The insurance brokerage market in general was a “relatively good group” in terms of performance, said Mr. Newsome. It was “not extremely better or worse than the overall market,” he said.

Several brokers are looking for growth in the benefits arena, Mr. Newsome said.

That includes Willis, which cited Towers Watson's exchange as one factor in the deal it announced in recent weeks. “The hottest topic is the (private) insurance exchanges and how quickly those businesses grow,” Mr. Newsome said.

“Aon is probably the one that's the most prominent,” he said. It was early in developing its own health insurance exchange.”

Timothy J. Cunningham, Chicago-based managing partner at consulting firm Optis Partners L.L.C., said despite flattening rates, pockets of higher pricing remain, such as coastal property coverage and public company directors and officers liability insurance.

“We're still seeing some economic growth, which kind of offsets” lower rates, he said.

“We are starting to see some kind of economic growth again in Western Europe, which is a decent market,” said Meyer Shields, managing director at Keefe Bruyette & Woods Inc. in Baltimore. That growth could compensate for the pressure on rates, particularly for the large international brokerages, he said.

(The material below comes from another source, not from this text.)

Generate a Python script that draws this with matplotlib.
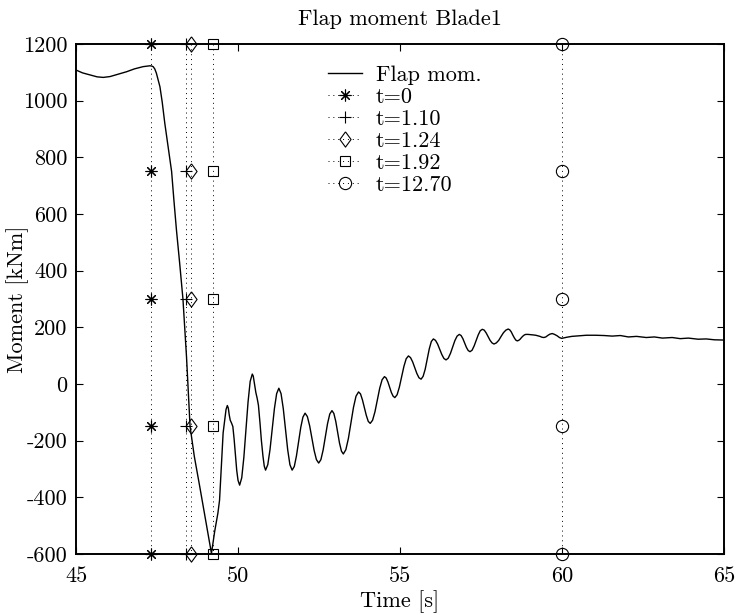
import matplotlib
matplotlib.use("Agg")
import matplotlib.pyplot as plt

# ---------------- data ----------------
time = [45.00, 45.20, 45.43, 45.65, 45.84, 46.05, 46.20, 46.40, 46.56, 46.80,
        47.07, 47.20, 47.28, 47.34, 47.38, 47.43, 47.48, 47.53, 47.59, 47.66,
        47.74, 47.84, 47.95, 48.02, 48.10, 48.20, 48.30, 48.41, 48.52, 48.65,
        48.82, 49.00, 49.18, 49.28, 49.38, 49.43, 49.49, 49.54, 49.59, 49.63,
        49.67, 49.70, 49.73, 49.76, 49.80, 49.84, 49.88, 49.92, 49.96, 50.00,
        50.05, 50.115, 50.18, 50.245, 50.31, 50.375, 50.44, 50.47, 50.51, 50.55,
        50.59, 50.63, 50.68, 50.72, 50.77, 50.81, 50.85,
        50.918, 50.987, 51.055, 51.123, 51.192, 51.26,
        51.328, 51.397, 51.465, 51.533, 51.602, 51.67,
        51.737, 51.803, 51.87, 51.937, 52.003, 52.07,
        52.14, 52.21, 52.28, 52.35, 52.42, 52.49,
        52.558, 52.627, 52.695, 52.763, 52.832, 52.90,
        52.958, 53.017, 53.075, 53.133, 53.192, 53.25,
        53.328, 53.407, 53.485, 53.563, 53.642, 53.72,
        53.78, 53.84, 53.90, 53.96, 54.02, 54.08,
        54.153, 54.227, 54.30, 54.373, 54.447, 54.52,
        54.573, 54.627, 54.68, 54.733, 54.787, 54.84,
        54.91, 54.98, 55.05, 55.12, 55.19, 55.26,
        55.325, 55.39, 55.455, 55.52, 55.585, 55.65,
        55.713, 55.777, 55.84, 55.903, 55.967, 56.03,
        56.095, 56.16, 56.225, 56.29, 56.355, 56.42,
        56.488, 56.557, 56.625, 56.693, 56.762, 56.83,
        56.885, 56.94, 56.995, 57.05, 57.105, 57.16,
        57.223, 57.287, 57.35, 57.413, 57.477, 57.54,
        57.60, 57.66, 57.72, 57.78, 57.84, 57.90,
        57.973, 58.047, 58.12, 58.193, 58.267, 58.34,
        58.387, 58.433, 58.48, 58.527, 58.573, 58.62,
        58.663, 58.707, 58.75, 58.793, 58.837, 58.88,
        58.95, 59.05, 59.12, 59.19, 59.26, 59.32, 59.38, 59.44, 59.50, 59.57,
        59.63, 59.70, 59.77, 59.85, 59.92, 59.99, 60.07, 60.15, 60.30, 60.52,
        60.75, 61.04, 61.30, 61.55, 61.80, 62.05, 62.30, 62.60, 62.85, 63.10,
        63.40, 63.65, 63.90, 64.20, 64.45, 64.70, 65.00]
moment = [1108, 1098, 1091, 1084, 1082, 1085, 1090, 1097, 1102, 1112,
          1120, 1122, 1123, 1122, 1120, 1112, 1097, 1075, 1049, 995,
          920, 840, 750, 650, 543, 425, 300, 96, -150, -255,
          -363, -480, -598, -520, -455, -410, -280, -173, -127, -90,
          -76, -85, -110, -128, -138, -150, -195, -250, -305, -340,
          -357, -331, -259, -161, -63, 9, 35, 28, 0, -30,
          -50, -75, -140, -198, -255, -290, -304,
          -285, -232, -159, -87, -34, -15,
          -34, -87, -159, -232, -285, -304,
          -291, -254, -204, -153, -117, -103,
          -115, -147, -191, -235, -267, -279,
          -267, -233, -187, -140, -106, -94,
          -104, -132, -171, -209, -237, -247,
          -232, -192, -138, -83, -43, -28,
          -35, -56, -84, -111, -132, -139,
          -128, -98, -57, -15, 15, 26,
          21, 7, -11, -30, -43, -48,
          -38, -11, 26, 62, 89, 99,
          93, 78, 58, 37, 22, 17,
          27, 52, 88, 124, 150, 159,
          154, 141, 122, 104, 90, 85,
          91, 108, 130, 153, 169, 175,
          171, 160, 145, 129, 118, 114,
          119, 134, 154, 173, 188, 193,
          190, 180, 167, 154, 145, 141,
          145, 154, 168, 181, 190, 194,
          191, 184, 173, 163, 155, 152,
          154, 158, 164, 169, 173, 175,
          175, 174, 173, 172, 170, 168, 165, 164, 166, 172,
          176, 178, 175, 170, 164, 161, 163, 165, 168, 170,
          172, 172, 171, 169, 171, 166, 168, 164, 166, 162,
          164, 160, 162, 158, 159, 156, 155]

event_labels = ["t=0", "t=1.10", "t=1.24", "t=1.92", "t=12.70"]
event_times = [47.30, 48.40, 48.54, 49.22, 60.00]
marker_levels = [1200, 750, 300, -150, -600]
xticks = [45, 50, 55, 60, 65]
yticks = [-600, -400, -200, 0, 200, 400, 600, 800, 1000, 1200]

# ---------------- style ----------------
plt.rcParams["font.family"] = ["cmr10", "DejaVu Serif"]
plt.rcParams["axes.unicode_minus"] = False
plt.rcParams["font.size"] = 16

diamond = [(0, 1), (0.73, 0), (0, -1), (-0.73, 0), (0, 1)]
markers = [(8, 2, 0), "+", diamond, "s", "o"]
msizes = [8.5, 9, 11, 7.5, 8.8]

fig = plt.figure(figsize=(7.36, 6.15), dpi=100)
ax = fig.add_axes([0.1033, 0.0992, 0.8804, 0.8293])

ax.plot(time, moment, color="black", lw=1.0, label="Flap mom.")
for lab, t, mk, ms in zip(event_labels, event_times, markers, msizes):
    ax.plot([t] * len(marker_levels), marker_levels, color="black",
            linestyle=(0, (1, 4)), lw=0.7, marker=mk, markersize=ms,
            markerfacecolor="none", markeredgecolor="black",
            markeredgewidth=0.8, label=lab, clip_on=False)

ax.set_xlim(45, 65)
ax.set_ylim(-600, 1200)
ax.set_xticks(xticks)
ax.set_yticks(yticks)
ax.tick_params(direction="in", top=True, right=True, length=5, width=0.8,
               labelsize=16)
ax.tick_params(axis="x", pad=9)
ax.tick_params(axis="y", pad=6)
for sp in ax.spines.values():
    sp.set_linewidth(1.4)

ax.set_title("Flap moment Blade1", fontsize=16, pad=14)
ax.set_xlabel("Time [s]", fontsize=16, labelpad=3)
ax.set_ylabel("Moment [kNm]", fontsize=16)
ax.yaxis.set_label_coords(-0.073, 0.5)

ax.legend(loc="upper left", bbox_to_anchor=(0.375, 0.975), frameon=False,
          fontsize=16, handlelength=1.55, handletextpad=0.6, labelspacing=0.11,
          borderaxespad=0.0)

fig.savefig("out.png", dpi=100)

The rate environment affects different brokers in different ways, said John Wicher, principal and founder of San Francisco-based John Wicher & Associates Inc.

For Marsh, Aon and Willis, the strong dollar has negatively affected their earnings. Those brokers are fee-based, so rates aren't going to affect their value proposition with their clients, he said.

“Then you move to Gallagher, Lockton, Brown & Brown — they continue to realize most of their revenue on a commission basis. The flat to declining rates have affected them,” he said. For such brokers that dominate middle-market business, the biggest challenge is finding good people, said Mr. Wicher.

Mr. Wicher added that another trend affecting the brokerage landscape is banks shedding their insurance business, which means they are reducing their role in competing for middle-market business. The main exception is BB&T Insurance Holdings Inc., he said.